Here’s what what I have folded into my mind, body, and practice in the year of being back in this humming city, what recipe repeating teaches me: that anything creativity touches is a practice of change and iteration. That strength happens in increments, through stairs stepped, mishaps, silence and insight, brave moments, and celebrations. That slow beach days by car or by train are a balm for a mind and body throttled by a faster city as much as familiar recipes or chocolate. That oat flour bakes softer at first than wheat or rye but lasts longer baked in those chocolate chip cookies over time. That with the right tools, gentle awareness, flexibility and attention, and moments to deeply exhale, there is often some solution, some surrender, some spaciousness, some idea, and often more than plenty. That practice is a folding in of dedication, devotion, duration, getting back up again, feeling into the bitter and the sweet. That dense days visit and the sun always comes, and salt is a must. That the heat of this life turns our skin golden, firms us up. To rejoice, celebrate, and affirm when we have a chance to try, taste, and practice again.

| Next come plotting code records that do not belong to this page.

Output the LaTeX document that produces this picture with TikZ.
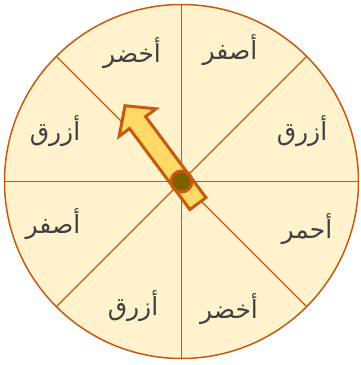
\documentclass[tikz,border=0pt]{standalone}
\usepackage{fontspec}
\usetikzlibrary{calc}
\newfontfamily\arabicfont[Script=Arabic]{DejaVu Sans}
\TeXXeTstate=1
\definecolor{edgeor}{HTML}{C55A11}
\definecolor{wheel}{HTML}{FFF2CC}
\definecolor{pointer}{HTML}{FFD966}
\definecolor{pivotc}{HTML}{7F6000}
\definecolor{textgray}{HTML}{404040}
\begin{document}
\begin{tikzpicture}[x=1pt,y=-1pt,
  lbl/.style={font=\arabicfont\fontsize{25}{30}\selectfont, text=textgray, inner sep=0pt},
  divider/.style={draw=edgeor, line width=1.3pt},
  rim/.style={draw=edgeor, line width=1.5pt},
  arrowshape/.style={draw=edgeor, fill=pointer, line width=3pt, line join=miter},
  pivot/.style={draw=edgeor, fill=pivotc, line width=3pt}]
\useasboundingbox (0,0) rectangle (360,365);
\coordinate (c) at (181.5,181.5);
\fill[wheel] (c) circle (177);
\foreach \a [count=\i] in {0,45,...,315} {
  \coordinate (r\i) at ($(c)+(\a:177)$);
  \draw[divider] (c) -- (r\i);
}
\draw[rim] (c) circle (177);
\begin{scope}[shift={(c)}, rotate=126.7]
  \draw[arrowshape] (-27.5,-10) -- (73.5,-10) -- (73.5,-23) -- (94.5,0) -- (73.5,23) -- (73.5,10) -- (-27.5,10) -- cycle;
\end{scope}
\node[circle, pivot, minimum size=21pt, inner sep=0pt] (pv) at (c) {};
\node[lbl] (t1) at (132,53) {\beginR أخضر\endR};
\node[lbl] (t2) at (230,50) {\beginR أصفر\endR};
\node[lbl] (t3) at (302,131) {\beginR أزرق\endR};
\node[lbl] (t4) at (307,229) {\beginR أحمر\endR};
\node[lbl] (t5) at (229,309) {\beginR أخضر\endR};
\node[lbl] (t6) at (133,306) {\beginR أزرق\endR};
\node[lbl] (t7) at (53,224) {\beginR أصفر\endR};
\node[lbl] (t8) at (55,131) {\beginR أزرق\endR};
\end{tikzpicture}
\end{document}
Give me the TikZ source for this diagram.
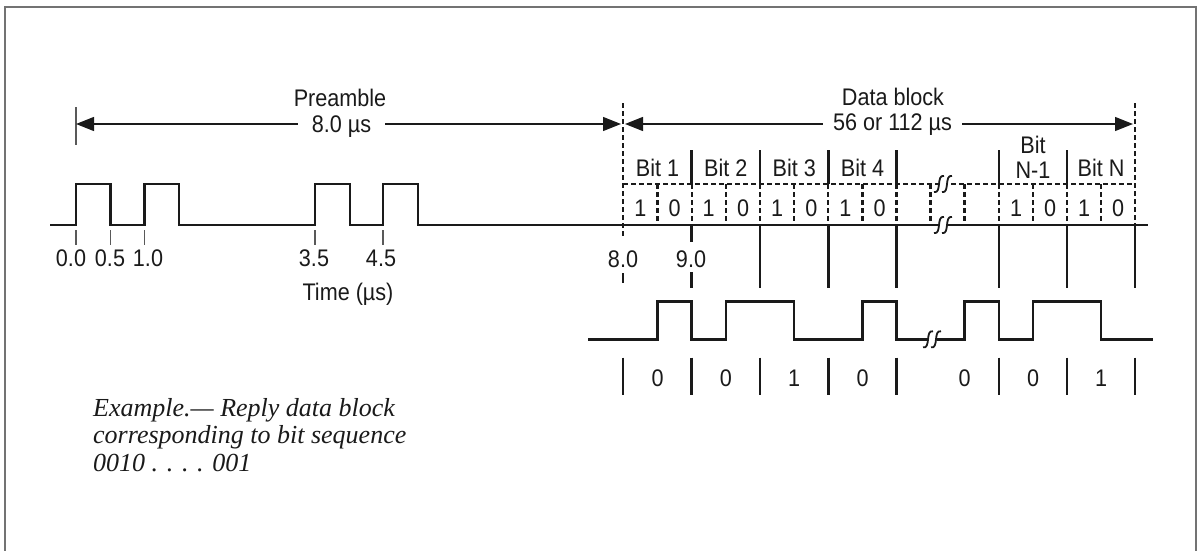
\documentclass[tikz,border=0pt]{standalone}
\usepackage{fontspec}
\setmainfont{Liberation Serif}
\newfontfamily\lblfont[FakeStretch=0.9]{Liberation Sans}
\usetikzlibrary{arrows.meta}
\definecolor{ink}{HTML}{1A1A1A}
\tikzset{
  brk/.pic={
    \fill[white] (-4.5,-3.5) rectangle (4,3.5);
    \draw[line width=1.8pt, ink] (-10,8) .. controls (-2,10) and (-8,-10) .. (0,-8);
    \draw[line width=1.8pt, ink] (-2,8) .. controls (6,10) and (0,-10) .. (8,-8);
  }
}
\begin{document}
\begin{tikzpicture}[x=1pt,y=-1pt,
  wave/.style={line width=2.5pt, draw=ink, line join=miter},
  dsh/.style={line width=2.2pt, draw=ink, dash pattern=on 5pt off 3pt},
  bar/.style={line width=2.6pt, draw=ink},
  tickline/.style={line width=1.3pt, draw=black!65},
  dimline/.style={line width=1.3pt, draw=ink},
  lab/.style={font=\lblfont\fontsize{24}{26}\selectfont, text=ink, inner sep=0pt},
  note/.style={font=\itshape\fontsize{26}{28}\selectfont, text=ink, inner sep=0pt, anchor=base west},
  tipL/.tip={Triangle[length=18pt,width=14pt]},
]
\useasboundingbox (0,0) rectangle (1197,550);
% frame
\draw[line width=2pt, draw=black!55] (5,551) -- (5,6.5) -- (1196,6.5) -- (1196,551);

% ---------- Preamble dimension ----------
\draw[tickline] (76,107) -- (76,145);
\coordinate (pa) at (76,124);
\coordinate (pb) at (621,124);
\draw[dimline, tipL-tipL] (pa) -- (pb);
\node[lab, anchor=base] (pre) at (340,106) {Preamble};
\node[lab, anchor=base, fill=white, minimum width=87pt] (pdur) at (341.5,132) {8.0 µs};

% ---------- Data block dimension ----------
\draw[dsh] (623,103) -- (623,238);
\draw[dsh] (1135,103) -- (1135,225);
\coordinate (da) at (625,124);
\coordinate (dbb) at (1133,124);
\draw[dimline, tipL-tipL] (da) -- (dbb);
\node[lab, anchor=base] (dblk) at (893,105.5) {Data block};
\node[lab, anchor=base, fill=white, minimum width=139pt] (ddur) at (892.5,130.5) {56 or 112 µs};

% ---------- bit grid ----------
\draw[dsh] (623,184) -- (1135,184);
\foreach \x in {691.7,760,828.3,896.5,999,1067}
  \draw[bar] (\x,150) -- (\x,184);
\foreach \x in {657.5,691.7,725.8,760,794.2,828.3,862.5,896.5,930.5,964.5,999,1033,1067,1101}
  \draw[dsh] (\x,184) -- (\x,225);
\foreach \x in {760,828.3,896.5,999,1067,1135}
  \draw[bar] (\x,225) -- (\x,288);
\draw[bar] (691.7,225) -- (691.7,242);
\draw[bar] (691.7,272) -- (691.7,288);
\draw[line width=2pt, draw=ink] (623,273) -- (623,283);

% bit labels
\node[lab, anchor=base] (bit1) at (657.5,176.5) {Bit 1};
\node[lab, anchor=base] (bit2) at (725.8,176.5) {Bit 2};
\node[lab, anchor=base] (bit3) at (794.2,176.5) {Bit 3};
\node[lab, anchor=base] (bit4) at (862.5,176.5) {Bit 4};
\node[lab, anchor=base] (bitn1a) at (1033,153.5) {Bit};
\node[lab, anchor=base] (bitn1b) at (1033,178.3) {N-1};
\node[lab, anchor=base] (bitn) at (1101,176.5) {Bit N};
\foreach \x/\n in {640.3/a,708.7/b,777.1/c,845.4/d,1016/e,1084/f}
  \node[lab, anchor=base] (one\n) at (\x,216.5) {1};
\foreach \x/\n in {674.6/a,743/b,811.3/c,879.5/d,1050/e,1118/f}
  \node[lab, anchor=base] (zero\n) at (\x,216.5) {0};

% ---------- preamble waveform + baseline ----------
\draw[wave] (50,225) -- (76,225) -- (76,184) -- (110.5,184) -- (110.5,225)
  -- (144.3,225) -- (144.3,184) -- (179,184) -- (179,225)
  -- (315,225) -- (315,184) -- (350,184) -- (350,225)
  -- (383,225) -- (383,184) -- (418,184) -- (418,225) -- (1148,225);
\pic at (944,184) {brk};
\pic at (944,225) {brk};

% time ticks
\foreach \x in {76,110.5,144.3,315,383}
  \draw[tickline] (\x,230) -- (\x,245);
\node[lab, anchor=base] (t00) at (71,266.5) {0.0};
\node[lab, anchor=base] (t05) at (110,266.5) {0.5};
\node[lab, anchor=base] (t10) at (148,266.5) {1.0};
\node[lab, anchor=base] (t35) at (314,266.5) {3.5};
\node[lab, anchor=base] (t45) at (381,266.5) {4.5};
\node[lab, anchor=base] (t80) at (623,267) {8.0};
\node[lab, anchor=base] (t90) at (691,267) {9.0};
\node[lab, anchor=base] (time) at (348,300) {Time (µs)};

% ---------- decoded waveform ----------
\draw[wave] (588,339.3) -- (657.5,339.3) -- (657.5,301.7) -- (691.7,301.7) -- (691.7,339.3)
  -- (725.8,339.3) -- (725.8,301.7) -- (794.2,301.7) -- (794.2,339.3)
  -- (862.5,339.3) -- (862.5,301.7) -- (896.5,301.7) -- (896.5,339.3)
  -- (964.5,339.3) -- (964.5,301.7) -- (999,301.7) -- (999,339.3)
  -- (1033,339.3) -- (1033,301.7) -- (1101,301.7) -- (1101,339.3) -- (1153,339.3);
\pic at (933,339.3) {brk};

\foreach \x in {623,691.7,760,828.3,896.5,999,1067,1135}
  \draw[bar] (\x,357.7) -- (\x,395);
\node[lab, anchor=base] (v1) at (657.5,386) {0};
\node[lab, anchor=base] (v2) at (725.8,386) {0};
\node[lab, anchor=base] (v3) at (794.2,386) {1};
\node[lab, anchor=base] (v4) at (862.5,386) {0};
\node[lab, anchor=base] (v5) at (964.5,386) {0};
\node[lab, anchor=base] (v6) at (1033,386) {0};
\node[lab, anchor=base] (v7) at (1101,386) {1};

% ---------- note ----------
\node[note] (ex1) at (93,416) {Example.— Reply data block};
\node[note] (ex2) at (93,443.5) {corresponding to bit sequence};
\node[note] (ex3) at (93,471) {0010 . . . . 001};
\end{tikzpicture}
\end{document}
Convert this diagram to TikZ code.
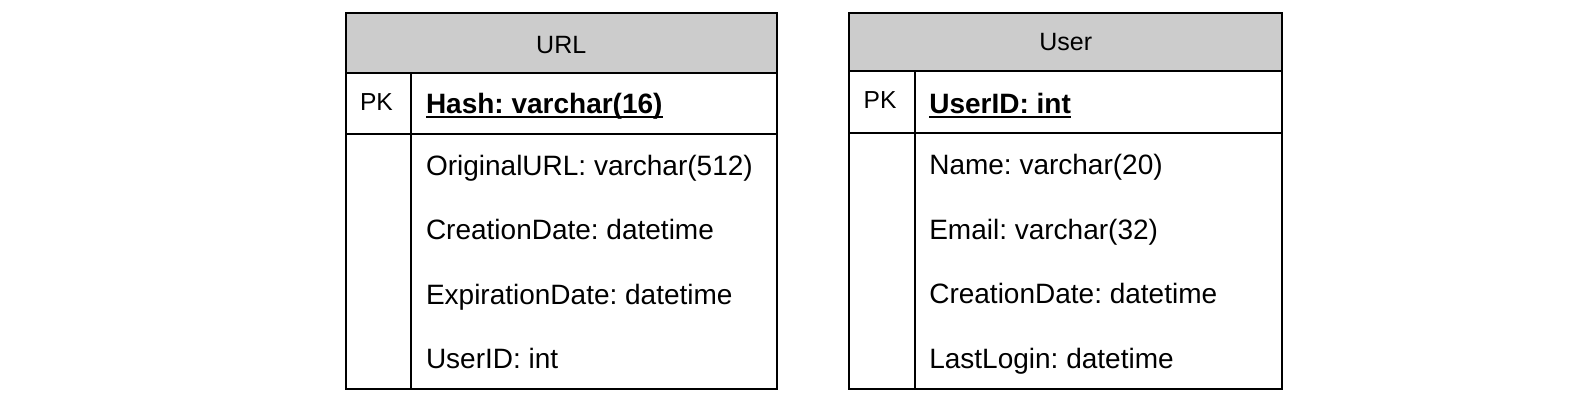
\documentclass[tikz,border=0pt]{standalone}
\usepackage{fontspec}
\setmainfont{Liberation Sans}
\frenchspacing
\definecolor{headgray}{RGB}{204,204,204}
\newcommand{\keyline}[1]{\setbox0\hbox{#1}\rlap{\vrule width\wd0 height -1.4pt depth 2.4pt}\box0}
\begin{document}
\begin{tikzpicture}[x=0.5pt,y=-0.5pt,line width=1pt,
		field/.style={anchor=base west,inner sep=0pt,font=\fontsize{14}{17}\selectfont},
		title/.style={anchor=base,inner sep=0pt,font=\fontsize{12.5}{15}\selectfont},
		pk/.style={anchor=base west,inner sep=0pt,font=\fontsize{12.3}{14}\selectfont}]
	\useasboundingbox (0,0) rectangle (1588,402);
	% URL table
	\draw[fill=headgray] (345.7,13.3) rectangle (776.7,72.7);
	\draw (345.7,72.7) rectangle (776.7,389.3);
	\draw (345.7,134.3)--(776.7,134.3)  (411.3,72.7)--(411.3,389.3);
	\node[title] (urltitle) at (561.2,53.3) {URL};
	\node[pk] (urlpk) at (359,110) {PK};
	\node[field] (urlkey) at (425,113.3) {\keyline{\bfseries Hash: varchar(16)}};
	\node[field] (urlorig) at (425,175) {OriginalURL: varchar(512)};
	\node[field] (urlcreate) at (425,239.5) {CreationDate: datetime};
	\node[field] (urlexpire) at (425,304) {ExpirationDate: datetime};
	\node[field] (urluser) at (425,368.5) {UserID: int};
	% User table
	\draw[fill=headgray] (849,13.3) rectangle (1282.3,71);
	\draw (849,71) rectangle (1282.3,389.3);
	\draw (849,133.3)--(1282.3,133.3)  (915,71)--(915,389.3);
	\node[title] (usertitle) at (1065.7,50.7) {User};
	\node[pk] (userpk) at (862.7,108.3) {PK};
	\node[field] (userkey) at (928.3,113.3) {\keyline{\bfseries UserID: int}};
	\node[field] (username) at (928.3,174) {Name: varchar(20)};
	\node[field] (usermail) at (928.3,239.3) {Email: varchar(32)};
	\node[field] (usercreate) at (928.3,303) {CreationDate: datetime};
	\node[field] (userlogin) at (928.3,368.3) {LastLogin: datetime};
\end{tikzpicture}
\end{document}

Still, salt on top. Still writing and mornings, still the same recipes straddled between varying boroughs, seasons, apartments. I notice days that are full body sweet; the days that are bitter and brine, the days without salt — how moments predicable like a bake or varied like the ocean each make the sweetness taste deeper. Creative process is iteration, an infinity of combinations. Each instance is a gift, a chance to see city, skyline, shoreline and listen to the inner dialogue that thinks, feels, and says, thank god, another skyline, day, this body breathing, this bird in flight, this challenge, this relief, this dog barking, this busy street, these strangers, these trains. A city, moment, a recipe; a chance to try again. The bitter and sweet, repeating.
Notice salt crystal, sweet moment, delight, daylight, practice emotion: how each lands, peaks, and changes. What delights your life? What do you cultivate with sameness? What do you learn from day to week to season? What stays the same, and visits in variation?